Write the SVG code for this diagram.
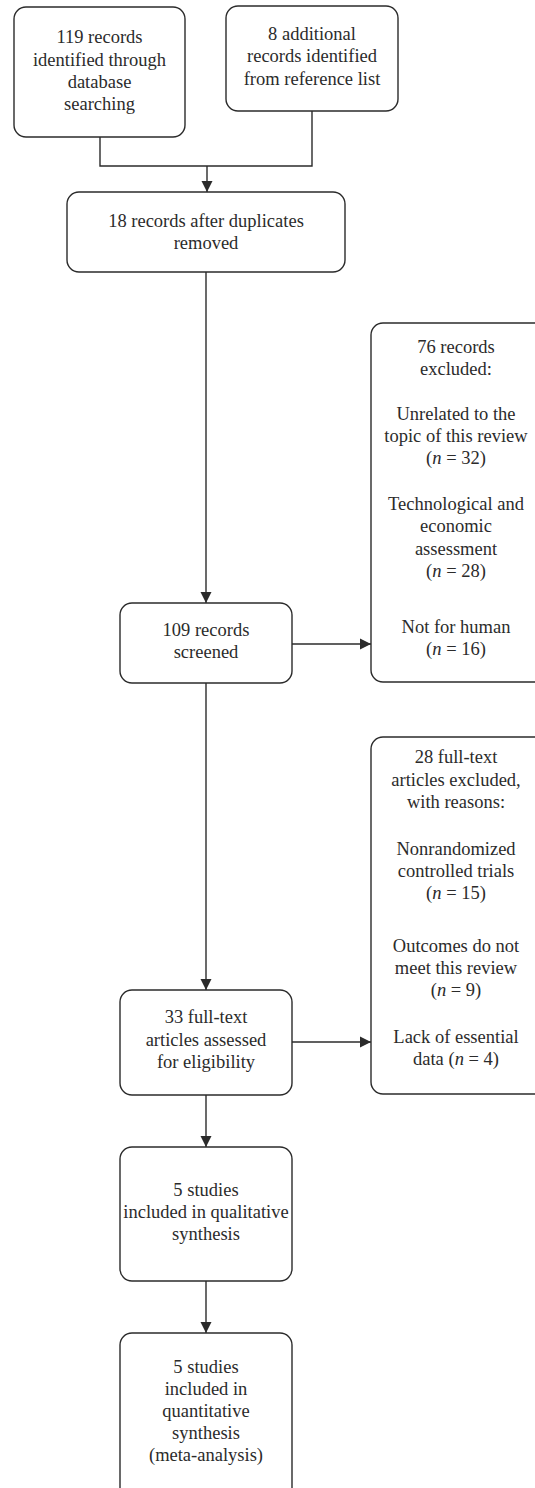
<svg xmlns="http://www.w3.org/2000/svg" width="535" height="1488" viewBox="0 0 535 1488">
<style>
.box{fill:#fff;stroke:#2b2b2b;stroke-width:1.4}
.ln{fill:none;stroke:#2b2b2b;stroke-width:1.4}
text{font-family:"Liberation Serif","Times New Roman",serif;font-size:18.5px;fill:#2b2b2b;text-anchor:middle}
.i{font-style:italic}
</style>
<defs>
<marker id="ah" markerUnits="userSpaceOnUse" markerWidth="12" markerHeight="12" viewBox="0 0 12 12" refX="11" refY="6" orient="auto">
<path d="M0,0.5 L11,6 L0,11.5 Z" fill="#2b2b2b"/>
</marker>
</defs>
<rect width="535" height="1488" fill="#fff"/>
<g id="connectors">
<polyline class="ln" points="100,137 100,166 312,166 312,111"/>
<line class="ln" x1="207" y1="166" x2="207" y2="192" marker-end="url(#ah)"/>
<line class="ln" x1="206" y1="272" x2="206" y2="603" marker-end="url(#ah)"/>
<line class="ln" x1="292" y1="644" x2="371" y2="644" marker-end="url(#ah)"/>
<line class="ln" x1="206" y1="683" x2="206" y2="990" marker-end="url(#ah)"/>
<line class="ln" x1="292" y1="1042" x2="371" y2="1042" marker-end="url(#ah)"/>
<line class="ln" x1="206" y1="1095" x2="206" y2="1147" marker-end="url(#ah)"/>
<line class="ln" x1="206" y1="1281" x2="206" y2="1333" marker-end="url(#ah)"/>
</g>
<g id="n1">
<rect class="box" x="14" y="7" width="171" height="130" rx="12"/>
<text x="99.5" y="43">119 records</text>
<text x="99.5" y="66">identified through</text>
<text x="99.5" y="88">database</text>
<text x="99.5" y="110">searching</text>
</g>
<g id="n2">
<rect class="box" x="226" y="6" width="172" height="105" rx="12"/>
<text x="312" y="40">8 additional</text>
<text x="312" y="62">records identified</text>
<text x="312" y="85">from reference list</text>
</g>
<g id="n3">
<rect class="box" x="67" y="192" width="278" height="80" rx="12"/>
<text x="206" y="227">18 records after duplicates</text>
<text x="206" y="249">removed</text>
</g>
<g id="n4">
<rect class="box" x="371" y="323" width="175" height="359" rx="12"/>
<text x="456" y="353">76 records</text>
<text x="456" y="375">excluded:</text>
<text x="456" y="420">Unrelated to the</text>
<text x="456" y="442">topic of this review</text>
<text x="456" y="464">(<tspan class="i">n</tspan> = 32)</text>
<text x="456" y="510">Technological and</text>
<text x="456" y="532">economic</text>
<text x="456" y="555">assessment</text>
<text x="456" y="577">(<tspan class="i">n</tspan> = 28)</text>
<text x="456" y="633">Not for human</text>
<text x="456" y="655">(<tspan class="i">n</tspan> = 16)</text>
</g>
<g id="n5">
<rect class="box" x="120" y="603" width="172" height="80" rx="12"/>
<text x="206" y="636">109 records</text>
<text x="206" y="658">screened</text>
</g>
<g id="n6">
<rect class="box" x="371" y="737" width="175" height="357" rx="12"/>
<text x="456" y="763">28 full-text</text>
<text x="456" y="786">articles excluded,</text>
<text x="456" y="808">with reasons:</text>
<text x="456" y="855">Nonrandomized</text>
<text x="456" y="877">controlled trials</text>
<text x="456" y="899">(<tspan class="i">n</tspan> = 15)</text>
<text x="456" y="952">Outcomes do not</text>
<text x="456" y="974">meet this review</text>
<text x="456" y="996">(<tspan class="i">n</tspan> = 9)</text>
<text x="456" y="1043">Lack of essential</text>
<text x="456" y="1065">data (<tspan class="i">n</tspan> = 4)</text>
</g>
<g id="n7">
<rect class="box" x="120" y="990" width="172" height="105" rx="12"/>
<text x="206" y="1023">33 full-text</text>
<text x="206" y="1046">articles assessed</text>
<text x="206" y="1068">for eligibility</text>
</g>
<g id="n8">
<rect class="box" x="120" y="1147" width="172" height="134" rx="12"/>
<text x="206" y="1196">5 studies</text>
<text x="206" y="1218">included in qualitative</text>
<text x="206" y="1240">synthesis</text>
</g>
<g id="n9">
<rect class="box" x="120" y="1333" width="172" height="170" rx="12"/>
<text x="206" y="1373">5 studies</text>
<text x="206" y="1395">included in</text>
<text x="206" y="1417">quantitative</text>
<text x="206" y="1439">synthesis</text>
<text x="206" y="1461">(meta-analysis)</text>
</g>
</svg>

(TASK PROMPT): Every line of the material is to be quoted exactly, with no pictures carried over.

(FINISHED ANSWER):
Write the SVG code for this diagram.
<svg xmlns="http://www.w3.org/2000/svg" width="535" height="1488" viewBox="0 0 535 1488">
<style>
.box{fill:#fff;stroke:#2b2b2b;stroke-width:1.4}
.ln{fill:none;stroke:#2b2b2b;stroke-width:1.4}
text{font-family:"Liberation Serif","Times New Roman",serif;font-size:18.5px;fill:#2b2b2b;text-anchor:middle}
.i{font-style:italic}
</style>
<defs>
<marker id="ah" markerUnits="userSpaceOnUse" markerWidth="12" markerHeight="12" viewBox="0 0 12 12" refX="11" refY="6" orient="auto">
<path d="M0,0.5 L11,6 L0,11.5 Z" fill="#2b2b2b"/>
</marker>
</defs>
<rect width="535" height="1488" fill="#fff"/>
<g id="connectors">
<polyline class="ln" points="100,137 100,166 312,166 312,111"/>
<line class="ln" x1="207" y1="166" x2="207" y2="192" marker-end="url(#ah)"/>
<line class="ln" x1="206" y1="272" x2="206" y2="603" marker-end="url(#ah)"/>
<line class="ln" x1="292" y1="644" x2="371" y2="644" marker-end="url(#ah)"/>
<line class="ln" x1="206" y1="683" x2="206" y2="990" marker-end="url(#ah)"/>
<line class="ln" x1="292" y1="1042" x2="371" y2="1042" marker-end="url(#ah)"/>
<line class="ln" x1="206" y1="1095" x2="206" y2="1147" marker-end="url(#ah)"/>
<line class="ln" x1="206" y1="1281" x2="206" y2="1333" marker-end="url(#ah)"/>
</g>
<g id="n1">
<rect class="box" x="14" y="7" width="171" height="130" rx="12"/>
<text x="99.5" y="43">119 records</text>
<text x="99.5" y="66">identified through</text>
<text x="99.5" y="88">database</text>
<text x="99.5" y="110">searching</text>
</g>
<g id="n2">
<rect class="box" x="226" y="6" width="172" height="105" rx="12"/>
<text x="312" y="40">8 additional</text>
<text x="312" y="62">records identified</text>
<text x="312" y="85">from reference list</text>
</g>
<g id="n3">
<rect class="box" x="67" y="192" width="278" height="80" rx="12"/>
<text x="206" y="227">18 records after duplicates</text>
<text x="206" y="249">removed</text>
</g>
<g id="n4">
<rect class="box" x="371" y="323" width="175" height="359" rx="12"/>
<text x="456" y="353">76 records</text>
<text x="456" y="375">excluded:</text>
<text x="456" y="420">Unrelated to the</text>
<text x="456" y="442">topic of this review</text>
<text x="456" y="464">(<tspan class="i">n</tspan> = 32)</text>
<text x="456" y="510">Technological and</text>
<text x="456" y="532">economic</text>
<text x="456" y="555">assessment</text>
<text x="456" y="577">(<tspan class="i">n</tspan> = 28)</text>
<text x="456" y="633">Not for human</text>
<text x="456" y="655">(<tspan class="i">n</tspan> = 16)</text>
</g>
<g id="n5">
<rect class="box" x="120" y="603" width="172" height="80" rx="12"/>
<text x="206" y="636">109 records</text>
<text x="206" y="658">screened</text>
</g>
<g id="n6">
<rect class="box" x="371" y="737" width="175" height="357" rx="12"/>
<text x="456" y="763">28 full-text</text>
<text x="456" y="786">articles excluded,</text>
<text x="456" y="808">with reasons:</text>
<text x="456" y="855">Nonrandomized</text>
<text x="456" y="877">controlled trials</text>
<text x="456" y="899">(<tspan class="i">n</tspan> = 15)</text>
<text x="456" y="952">Outcomes do not</text>
<text x="456" y="974">meet this review</text>
<text x="456" y="996">(<tspan class="i">n</tspan> = 9)</text>
<text x="456" y="1043">Lack of essential</text>
<text x="456" y="1065">data (<tspan class="i">n</tspan> = 4)</text>
</g>
<g id="n7">
<rect class="box" x="120" y="990" width="172" height="105" rx="12"/>
<text x="206" y="1023">33 full-text</text>
<text x="206" y="1046">articles assessed</text>
<text x="206" y="1068">for eligibility</text>
</g>
<g id="n8">
<rect class="box" x="120" y="1147" width="172" height="134" rx="12"/>
<text x="206" y="1196">5 studies</text>
<text x="206" y="1218">included in qualitative</text>
<text x="206" y="1240">synthesis</text>
</g>
<g id="n9">
<rect class="box" x="120" y="1333" width="172" height="170" rx="12"/>
<text x="206" y="1373">5 studies</text>
<text x="206" y="1395">included in</text>
<text x="206" y="1417">quantitative</text>
<text x="206" y="1439">synthesis</text>
<text x="206" y="1461">(meta-analysis)</text>
</g>
</svg>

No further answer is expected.